Around here, The law is clear about people 'provoking or harassing' dogs and what happens if they get bit.

The fool that was provoking your dog would have not have had a chance in any court here. :thumbsup:


----------



## Oneal-Woodworking (Apr 14, 2013)

Loganville Tiger said:


> Great stories there!!! Thanks!!
> 
> Got to get me another dog - had a Belgian Sheepdog back in the day. Put a lot of meter readers on top of their trucks in his time.
> 
> LT


If you get a Doberman you will end up having one around you for the rest of your life. Like big black remote controls... They always fall in the top ten list of 'smartest dog breeds'. Ususally rank around number 5 on the list. :thumbsup:


----------



## Zircon (Aug 1, 2009)

A while ago I was taking a walk in the neighborhood. I turned down a different street than usual. Walking on a narrow sidewalk next to a low wood picket fence. A medium size dog (50 pounder) comes charging off the porch across the yard and hurls himself against the fence, paws on top of the fence and head hanging over. He's going to tear me apart if he can get at me. I'm a dog lover but I am not happy. I aim a tremendous kick at the dog's head. He easily pulls his head back and my foot crashes into the fence. With that about three feet from where we are standing a gate in the fence swings wide open. The dog and I make eye contact.
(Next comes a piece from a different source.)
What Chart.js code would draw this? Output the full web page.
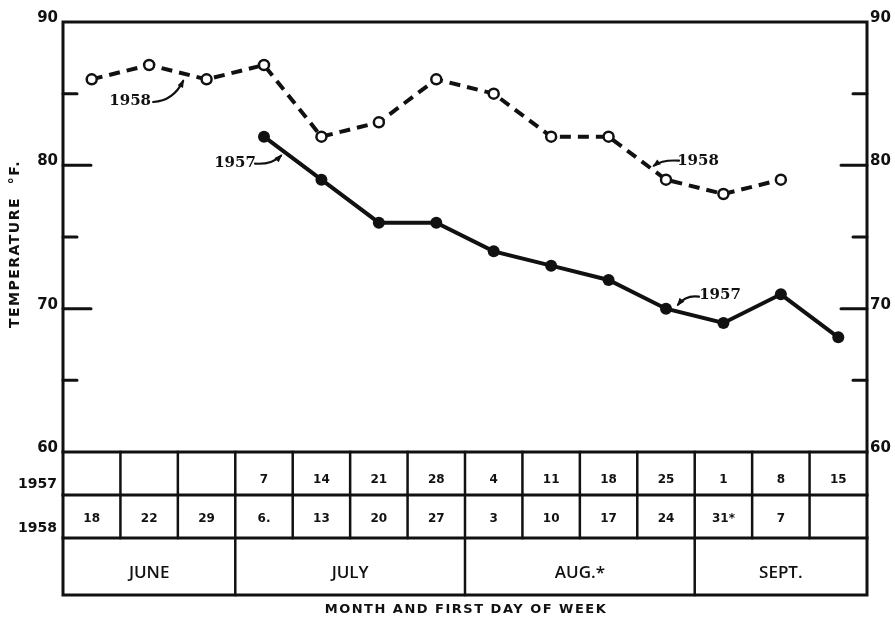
<!DOCTYPE html>
<html>
<head>
<meta charset="utf-8">
<script src="https://cdn.jsdelivr.net/npm/chart.js@4.4.0/dist/chart.umd.min.js"></script>
<style>
  html, body { margin: 0; padding: 0; background: #fff; }
  canvas { display: block; }
</style>
</head>
<body>
<canvas id="chart" width="895" height="623"></canvas>
<script>
(function () {
  // 14 weekly columns, June to mid-September
  const weeks = ['1', '2', '3', '4', '5', '6', '7', '8', '9', '10', '11', '12', '13', '14'];

  // Mean weekly temperature, °F
  const temp1958 = [86, 87, 86, 87, 82, 83, 86, 85, 82, 82, 79, 78, 79, null];
  const temp1957 = [null, null, null, 82, 79, 76, 76, 74, 73, 72, 70, 69, 71, 68];

  // First day of each week, per year
  const days1957 = ['', '', '', '7', '14', '21', '28', '4', '11', '18', '25', '1', '8', '15'];
  const days1958 = ['18', '22', '29', '6.', '13', '20', '27', '3', '10', '17', '24', '31*', '7', ''];

  const months = ['JUNE', 'JULY', 'AUG.*', 'SEPT.'];
  const monthWeeks = [3, 4, 4, 3];

  const majorTicks = [60, 70, 80, 90];
  const minorTicks = [65, 75, 85];

  const INK = '#111';
  const SANS = '"DejaVu Sans", sans-serif';
  const SERIF = '"DejaVu Serif", "Liberation Serif", serif';

  // Curved-arrow year labels, placed relative to one point of a series
  const notes = [
    { text: '1958', series: 0, idx: 1, tx: -19, ty: 36, ax: 4, ay: 37, cx: 24, cy: 36, ex: 34, ey: 16 },
    { text: '1957', series: 1, idx: 3, tx: -29, ty: 26, ax: -9, ay: 27, cx: 8, cy: 28, ex: 17, ey: 19 },
    { text: '1958', series: 0, idx: 10, tx: 32, ty: -19, ax: 13, ay: -19, cx: -4, cy: -20, ex: -12, ey: -14 },
    { text: '1957', series: 1, idx: 10, tx: 54, ty: -14, ax: 33, ay: -12, cx: 20, cy: -14, ex: 12, ey: -4 }
  ];

  const frame = {
    id: 'frame',
    afterDraw(chart) {
      const ctx = chart.ctx;
      const a = chart.chartArea;
      const x = chart.scales.x;
      const y = chart.scales.y;
      const colW = (a.right - a.left) / weeks.length;
      const row1 = a.bottom + 43, row2 = a.bottom + 86, tableBottom = a.bottom + 143;

      ctx.save();
      ctx.strokeStyle = INK;
      ctx.fillStyle = INK;
      ctx.lineCap = 'square';

      // plot frame and table outline
      ctx.lineWidth = 3;
      ctx.strokeRect(a.left, a.top, a.right - a.left, tableBottom - a.top);
      ctx.beginPath();
      [a.bottom, row1, row2].forEach(yy => { ctx.moveTo(a.left, yy); ctx.lineTo(a.right, yy); });
      ctx.stroke();

      // week dividers in the two day rows
      ctx.lineWidth = 2.5;
      ctx.beginPath();
      for (let i = 1; i < weeks.length; i++) {
        const xx = a.left + i * colW;
        ctx.moveTo(xx, a.bottom); ctx.lineTo(xx, row2);
      }
      // month dividers
      let acc = 0;
      monthWeeks.slice(0, -1).forEach(n => {
        acc += n;
        const xx = a.left + acc * colW;
        ctx.moveTo(xx, row2); ctx.lineTo(xx, tableBottom);
      });
      ctx.stroke();

      // inward ticks on both sides
      ctx.lineWidth = 3;
      ctx.lineCap = 'round';
      ctx.beginPath();
      majorTicks.slice(1, -1).forEach(v => {
        const yy = y.getPixelForValue(v);
        ctx.moveTo(a.left, yy); ctx.lineTo(a.left + 28, yy);
        ctx.moveTo(a.right, yy); ctx.lineTo(a.right - 26, yy);
      });
      minorTicks.forEach(v => {
        const yy = y.getPixelForValue(v);
        ctx.moveTo(a.left, yy); ctx.lineTo(a.left + 14, yy);
        ctx.moveTo(a.right, yy); ctx.lineTo(a.right - 14, yy);
      });
      ctx.stroke();

      // tick labels
      ctx.font = 'bold 15px ' + SANS;
      ctx.textBaseline = 'middle';
      majorTicks.forEach(v => {
        const yy = y.getPixelForValue(v) - 4;
        ctx.textAlign = 'right';
        ctx.fillText(String(v), a.left - 5, yy);
        ctx.textAlign = 'left';
        ctx.fillText(String(v), a.right + 3, yy);
      });

      // axis title
      ctx.save();
      ctx.translate(15, 244);
      ctx.rotate(-Math.PI / 2);
      ctx.textAlign = 'center';
      ctx.font = 'bold 14px ' + SANS;
      ctx.letterSpacing = '1.5px';
      ctx.fillText('TEMPERATURE  °F.', 0, 0);
      ctx.restore();

      // year labels of table rows
      ctx.font = 'bold 14px ' + SANS;
      ctx.textAlign = 'right';
      ctx.fillText('1957', a.left - 6, a.bottom + 32);
      ctx.fillText('1958', a.left - 6, row1 + 33);

      // day numbers
      ctx.font = 'bold 12px ' + SANS;
      ctx.textAlign = 'center';
      weeks.forEach((w, i) => {
        const xx = x.getPixelForValue(i);
        if (days1957[i]) ctx.fillText(days1957[i], xx, a.bottom + 28);
        if (days1958[i]) ctx.fillText(days1958[i], xx, row1 + 24);
      });

      // month names
      ctx.font = '600 17px "Open Sans", ' + SANS;
      acc = 0;
      months.forEach((m, k) => {
        const xx = a.left + (acc + monthWeeks[k] / 2) * colW;
        ctx.fillText(m, xx, row2 + 35);
        acc += monthWeeks[k];
      });

      // x title
      ctx.font = 'bold 13px ' + SANS;
      ctx.letterSpacing = '1.5px';
      ctx.fillText('MONTH AND FIRST DAY OF WEEK', 466, 610);
      ctx.letterSpacing = '0px';

      // curved-arrow labels
      notes.forEach(n => {
        const p = chart.getDatasetMeta(n.series).data[n.idx];
        ctx.font = 'bold 15px ' + SERIF;
        ctx.textAlign = 'center';
        ctx.fillText(n.text, p.x + n.tx, p.y + n.ty);
        const sx = p.x + n.ax, sy = p.y + n.ay;
        const qx = p.x + n.cx, qy = p.y + n.cy;
        const ex = p.x + n.ex, ey = p.y + n.ey;
        ctx.lineWidth = 2.2;
        ctx.lineCap = 'round';
        ctx.beginPath();
        ctx.moveTo(sx, sy);
        ctx.quadraticCurveTo(qx, qy, ex, ey);
        ctx.stroke();
        const ang = Math.atan2(ey - qy, ex - qx);
        ctx.beginPath();
        ctx.moveTo(ex + Math.cos(ang) * 2, ey + Math.sin(ang) * 2);
        ctx.lineTo(ex - Math.cos(ang - 0.45) * 7, ey - Math.sin(ang - 0.45) * 7);
        ctx.lineTo(ex - Math.cos(ang + 0.45) * 7, ey - Math.sin(ang + 0.45) * 7);
        ctx.closePath();
        ctx.fill();
      });

      ctx.restore();
    }
  };

  new Chart(document.getElementById('chart').getContext('2d'), {
    type: 'line',
    data: {
      labels: weeks,
      datasets: [
        {
          label: '1958',
          data: temp1958,
          borderColor: INK,
          borderWidth: 4,
          borderDash: [11, 7],
          pointRadius: 5,
          pointBorderWidth: 2.5,
          pointBackgroundColor: '#fff',
          pointBorderColor: INK,
          tension: 0,
          spanGaps: false
        },
        {
          label: '1957',
          data: temp1957,
          borderColor: INK,
          borderWidth: 4,
          pointRadius: 6,
          pointBorderWidth: 0,
          pointBackgroundColor: INK,
          tension: 0,
          spanGaps: false
        }
      ]
    },
    options: {
      responsive: false,
      animation: false,
      clip: false,
      layout: { padding: { left: 63, right: 28, top: 22, bottom: 171 } },
      plugins: { legend: { display: false }, tooltip: { enabled: false } },
      scales: {
        x: { type: 'category', offset: true, display: false },
        y: { type: 'linear', min: 60, max: 90, display: false }
      }
    },
    plugins: [frame]
  });
})();
</script>
</body>
</html>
Before I can even begin to process this new development, the dog is back across the yard and he dives under the porch.


----------



## schnitz (Sep 5, 2009)

My dog Teddy sounds like this big old junkyard dog while a stranger approaches , but he'd be the first one to roll over for a belly rub once they'd get in. But, I'd rather have him be that way!:laughing:


----------



## Gene Howe (Feb 28, 2009)

I love dogs and, I really enjoy these stories. 
Good, well trained dogs are probably the best security measure available. Certainly the least expensive (for the security provided) and most enjoyable. Some might actually talk to an alarm box or scratch it behind the ear, though. :laughing:


----------



## cabinetman (Jul 5, 2007)

I was going through some old pictures, and the adage...no pics, didn't happen made me scan these of the only Doberman I ever had. German Shepherds have been my dogs since I was a kid. They all were easy to train and were fantastic guard and protection dogs. 

I had a friend that got deployed in the early 70's and he had this Dobie, but couldn't take her with him. So, he gave her to me. He never told me squat about her. She was young in the pictures, and totally untrainable. I worked with her for hours on end, and I think she had memory lapses.

I even signed her up where I had a few GSD's trained. I thought they could do wonders with her. They were the trainers for K9's for several police departments and the Sheriff's department. With my high hopes for her, she flunked out. I've never had a dog that couldn't be trained even basic obedience, except for this dog. She was very good at passing gas though. Now that might be some kind of deterrent for a thief. 

So, bottom line, she was just plain disappointing, but was a very loving dog. I would never get another Dobie.
.


























.


----------